United States Catholic Catechism for Adults

Chapter 30. Sixth Commandment: Marital Fidelity • 413

Shame may enter the relationship. St. John Paul II notes there is an instinctive shame that can ward off utilitarian sex. Shame leads the woman to protect herself from the aggressive, lustful sexuality of the man. In the opposite case, shame causes the man to resist a sexual advance from the woman that is merely lustful. God calls for spousal love as the remedy for moving beyond the sex appeal of the body alone to its nuptial meaning, revealing the person as made in his image. The Redemption of the Body St. John Paul II retrieves the nuptial meaning of the body by taking us back to life before the Fall, to a time of original innocence and original nakedness. The first man and woman did not experience any shame in their nakedness because the attraction of male and female served love alone.
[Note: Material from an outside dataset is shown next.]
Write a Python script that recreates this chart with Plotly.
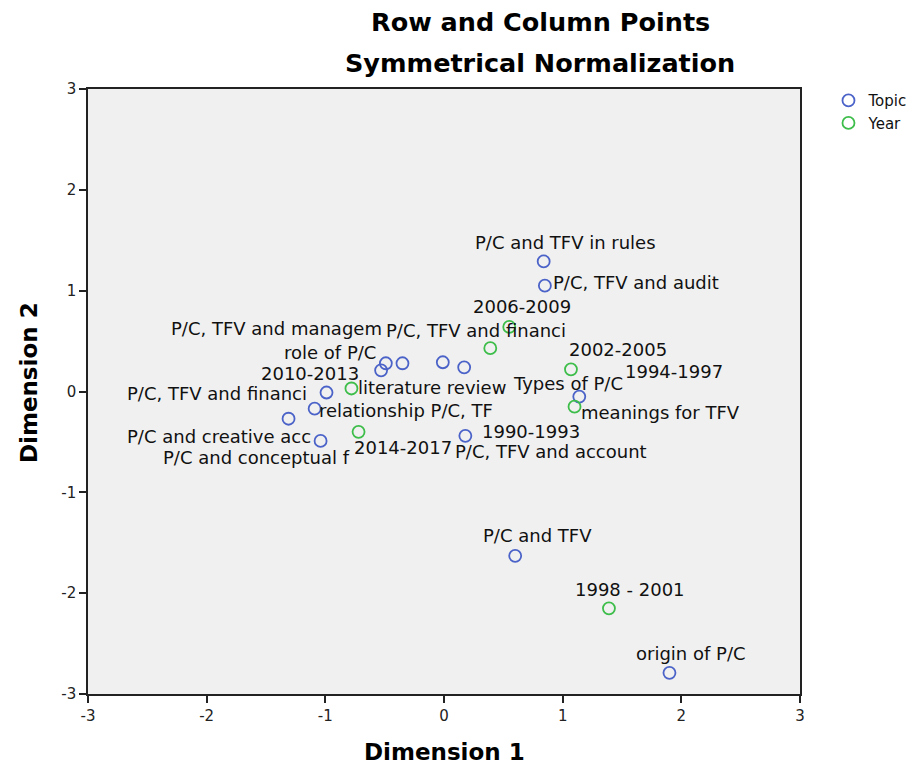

This was more than virtuous self-control. The man and woman dwelt so intimately in their bodies that each body expressed to the other the beauty of the human person and the image of God. Bodily sexuality was integrated into the energy of spousal love. Original Sin caused a rupture in the unity of body and soul. The body now could obscure as well as reveal the person. Christ’s saving act included the redemption of the body by which he restored the lost unity of soul and body. This is a process of restoration , partly completed here and fully restored in the next life. While there will not be marriage in the future life, masculinity and femininity will endure. St. John Paul II relates this to consecrated celibacy and virginity in which the nuptial meaning of the body is not denied. The body’s nuptial meaning serves love in ways other than marriage. We seldom do justice to the ways in which our bodies share in and reveal our interior personal lives. We have drawn attention here to St. John Paul II’s meditation on the nuptial meaning of the body because we believe it is a vision of sex, marriage, and the person best suited to rebuilding a wholesome, faith-filled, and loving approach to these most precious gifts. 15

15 See St. John Paul II, Love and Responsibility (New York: Farrar, Straus, Giroux, 1981); and his Original Unity of Man and Woman: Catechesis on the Book of Genesis (Boston: St. Paul Editions, 1981).